From the Mixed-Up Files of Mrs. Basil E. Frankweiler/Headscratchers

Everything About Fiction You Never Wanted to Know.


  • There is this one two-page picture that is a Everybody Remembers the Stripper Moment. It consisted of the two main characters wading naked in a inches deep fountain (Barbie Doll Anatomy was involved) with statues of Cupid around. And for some reason, as far as I know, Rule 34 hadn't got to this yet, and the critics never even mention this! It was the only two-page picture, the only! BANG BANG BANG. This bothered me so much that I had to complain even though the page doesn't exist yet.

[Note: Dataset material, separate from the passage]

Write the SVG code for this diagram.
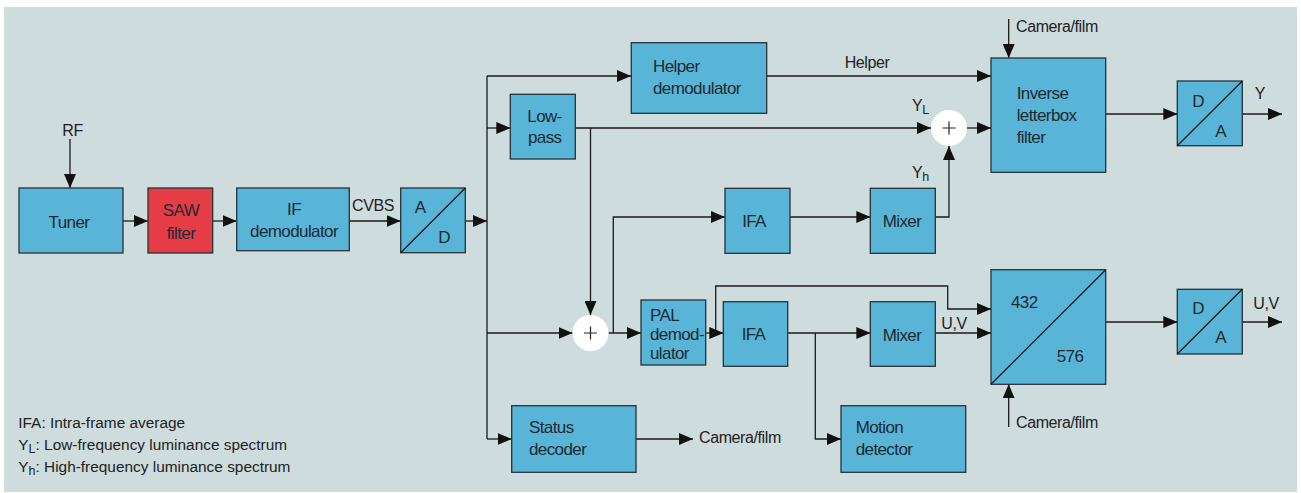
<svg xmlns="http://www.w3.org/2000/svg" width="1301" height="493" viewBox="0 0 1301 493">
<style>
.bg{fill:#cedcdd}
.box{fill:#58b5d7;stroke:#26323a;stroke-width:1.3}
.saw{fill:#e63c46}
.diag{stroke:#1a1a1a;stroke-width:1.3;fill:none}
.t{font-family:"Liberation Sans",Arial,sans-serif;font-size:17px;letter-spacing:-0.6px;fill:#1c2a32}
.m{text-anchor:middle}
.lb{font-family:"Liberation Sans",Arial,sans-serif;font-size:16px;letter-spacing:-0.4px;fill:#222}
.lg{font-family:"Liberation Sans",Arial,sans-serif;font-size:15.4px;fill:#222}
.sub{font-size:12.5px}
.c{stroke:#1a1a1a;stroke-width:1.3;fill:none}
.a{marker-end:url(#ah)}
.sum{fill:#ffffff}
.plus{stroke:#222;stroke-width:1.2}
</style>
<defs>
<marker id="ah" markerUnits="userSpaceOnUse" viewBox="0 0 14 12" refX="14" refY="6" markerWidth="14" markerHeight="12" orient="auto">
<path d="M0,0 L14,6 L0,12 z" fill="#111"/>
</marker>
</defs>
<rect class="bg" x="4" y="7" width="1293" height="485"/>

<g id="connectors">
<path class="c a" d="M70,139 V188"/>
<path class="c a" d="M123,221 H148"/>
<path class="c a" d="M212.7,221 H236.7"/>
<path class="c a" d="M349.3,221 H400.7"/>
<path class="c a" d="M465.3,221 H487"/>
<path class="c" d="M487,76 V439"/>
<path class="c a" d="M487,76 H631"/>
<path class="c a" d="M487,128 H510.3"/>
<path class="c a" d="M487,333 H572.5"/>
<path class="c a" d="M487,439 H511.7"/>
<path class="c a" d="M766.7,76 H991"/>
<path class="c a" d="M575.3,128 H931"/>
<path class="c a" d="M590.5,128 V315"/>
<path class="c a" d="M967,128 H991"/>
<path class="c a" d="M935.3,217 H949 V146"/>
<path class="c a" d="M790,217 H870.3"/>
<path class="c a" d="M608.5,333 H641"/>
<path class="c a" d="M613.3,333 V217 H725"/>
<path class="c a" d="M705.7,333 H723.3"/>
<path class="c a" d="M715.7,333 V286 H947.7 V309 H991"/>
<path class="c a" d="M787.7,333 H870.3"/>
<path class="c a" d="M815.3,333 V439 H841"/>
<path class="c a" d="M935.3,333 H991"/>
<path class="c a" d="M1105.7,114 H1177.3"/>
<path class="c a" d="M1242.3,114 H1282"/>
<path class="c a" d="M1105.7,322 H1177.3"/>
<path class="c a" d="M1242.3,322 H1282"/>
<path class="c a" d="M1008.7,19 V58"/>
<path class="c a" d="M1008.7,427 V384.3"/>
<path class="c a" d="M636,439 H693"/>
</g>

<g id="rf-label"><text class="lb m" x="72.5" y="136">RF</text></g>

<g id="tuner">
<rect class="box" x="19" y="188" width="104" height="65"/>
<text class="t m" x="69" y="228">Tuner</text>
</g>

<g id="saw-filter">
<rect class="box saw" x="148" y="188" width="64.7" height="65"/>
<text class="t m" x="181" y="216">SAW</text>
<text class="t m" x="181" y="239">filter</text>
</g>

<g id="if-demodulator">
<rect class="box" x="236.7" y="188" width="112.6" height="62.7"/>
<text class="t m" x="294" y="215">IF</text>
<text class="t m" x="294" y="237">demodulator</text>
</g>

<g id="cvbs-label"><text class="lb m" x="373" y="211">CVBS</text></g>

<g id="ad-converter">
<rect class="box" x="400.7" y="188" width="64.6" height="64.7"/>
<path class="diag" d="M400.7,252.7 L465.3,188"/>
<text class="t m" x="420" y="213">A</text>
<text class="t m" x="444" y="243">D</text>
</g>

<g id="helper-demodulator">
<rect class="box" x="631.3" y="42.7" width="135.4" height="70.6"/>
<text class="t" x="653" y="72">Helper</text>
<text class="t" x="653" y="94">demodulator</text>
</g>

<g id="helper-label"><text class="lb m" x="867" y="68">Helper</text></g>

<g id="low-pass">
<rect class="box" x="510.3" y="94.3" width="65" height="64.7"/>
<text class="t" x="527.3" y="122.3">Low-</text>
<text class="t" x="528" y="143">pass</text>
</g>

<g id="sum-upper">
<circle class="sum" cx="949" cy="128" r="18"/>
<path class="plus" d="M942.5,128 H955.5 M949,121.5 V134.5"/>
</g>

<g id="yl-label"><text class="lb" x="912" y="110.5">Y<tspan class="sub" dy="3">L</tspan></text></g>
<g id="yh-label"><text class="lb" x="912" y="177.5">Y<tspan class="sub" dy="3">h</tspan></text></g>

<g id="ifa-upper">
<rect class="box" x="725" y="188.3" width="65" height="65"/>
<text class="t m" x="754" y="227">IFA</text>
</g>

<g id="mixer-upper">
<rect class="box" x="870.3" y="188.3" width="65" height="65"/>
<text class="t m" x="902" y="227.3">Mixer</text>
</g>

<g id="camera-film-top"><text class="lb" x="1016" y="32">Camera/film</text></g>

<g id="inverse-letterbox-filter">
<rect class="box" x="991" y="58" width="114.7" height="114.3"/>
<text class="t" x="1016.7" y="99">Inverse</text>
<text class="t" x="1016.7" y="121">letterbox</text>
<text class="t" x="1016.7" y="143">filter</text>
</g>

<g id="da-upper">
<rect class="box" x="1177.3" y="81" width="65" height="64.7"/>
<path class="diag" d="M1177.3,145.7 L1242.3,81"/>
<text class="t m" x="1198" y="106.7">D</text>
<text class="t m" x="1220.5" y="136.7">A</text>
</g>

<g id="y-label"><text class="lb m" x="1260" y="99.3">Y</text></g>

<g id="sum-lower">
<circle class="sum" cx="590.5" cy="333" r="18"/>
<path class="plus" d="M584,333 H597 M590.5,326.5 V339.5"/>
</g>

<g id="pal-demodulator">
<rect class="box" x="641" y="300" width="64.7" height="65"/>
<text class="t" x="650" y="321">PAL</text>
<text class="t" x="650" y="340">demod-</text>
<text class="t" x="650" y="358.5">ulator</text>
</g>

<g id="ifa-lower">
<rect class="box" x="723.3" y="301.7" width="64.4" height="64.6"/>
<text class="t m" x="753.5" y="340">IFA</text>
</g>

<g id="mixer-lower">
<rect class="box" x="870.3" y="301.7" width="65" height="64.6"/>
<text class="t m" x="902" y="341">Mixer</text>
</g>

<g id="uv-label-mid"><text class="lb m" x="954" y="328.5">U,V</text></g>

<g id="scan-converter">
<rect class="box" x="991" y="269.7" width="114.7" height="114.6"/>
<path class="diag" d="M991,384.3 L1105.7,269.7"/>
<text class="t" x="1011" y="307.7">432</text>
<text class="t" x="1056.7" y="361.7">576</text>
</g>

<g id="camera-film-bottom"><text class="lb" x="1016" y="428.3">Camera/film</text></g>

<g id="da-lower">
<rect class="box" x="1177.3" y="289.3" width="65" height="64.7"/>
<path class="diag" d="M1177.3,354 L1242.3,289.3"/>
<text class="t m" x="1198" y="314.3">D</text>
<text class="t m" x="1220.5" y="343.3">A</text>
</g>

<g id="uv-label-out"><text class="lb m" x="1266" y="309.3">U,V</text></g>

<g id="status-decoder">
<rect class="box" x="511.7" y="405.7" width="124.3" height="66.6"/>
<text class="t" x="529" y="432.7">Status</text>
<text class="t" x="529" y="455">decoder</text>
</g>

<g id="camera-film-status"><text class="lb" x="699" y="443.3">Camera/film</text></g>

<g id="motion-detector">
<rect class="box" x="841" y="405.7" width="124.7" height="66.6"/>
<text class="t" x="855.7" y="433.3">Motion</text>
<text class="t" x="855.7" y="455">detector</text>
</g>

<g id="legend">
<text class="lg" x="18.3" y="427.5">IFA: Intra-frame average</text>
<text class="lg" x="18.3" y="449.5">Y<tspan class="sub" dy="3">L</tspan><tspan dy="-3">: Low-frequency luminance spectrum</tspan></text>
<text class="lg" x="18.3" y="471.5">Y<tspan class="sub" dy="3">h</tspan><tspan dy="-3">: High-frequency luminance spectrum</tspan></text>
</g>
</svg>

    • What's wrong with it? It clearly wasn't supposed to be sexual in nature (thank God), and taking a quick glance at my own copy, I find that the illustration in question happens right around the midpoint of the book, which is the perfect spot for a two-page illustration--in other words, the only reason that scene got a two-page illustration is because it coincidentally happened around the middle of the story. If another scene had fallen there, that scene would have gotten it instead. Given that E. L. Konigsburg did the illustrations herself, I seriously doubt that the intent was to give pervs fapping material. In short: Dude, lighten up, it's a kids' book. I'm honestly a little disturbed that you're getting so worked up about it.
    • The book was written in the 1970s (if memory serves) and that was about a decade before Hunt the Pedo became a national pastime. This troper has read the book, and there's nothing at all sexual going on.
      • It was written before that, since it won its Newbery in 1968.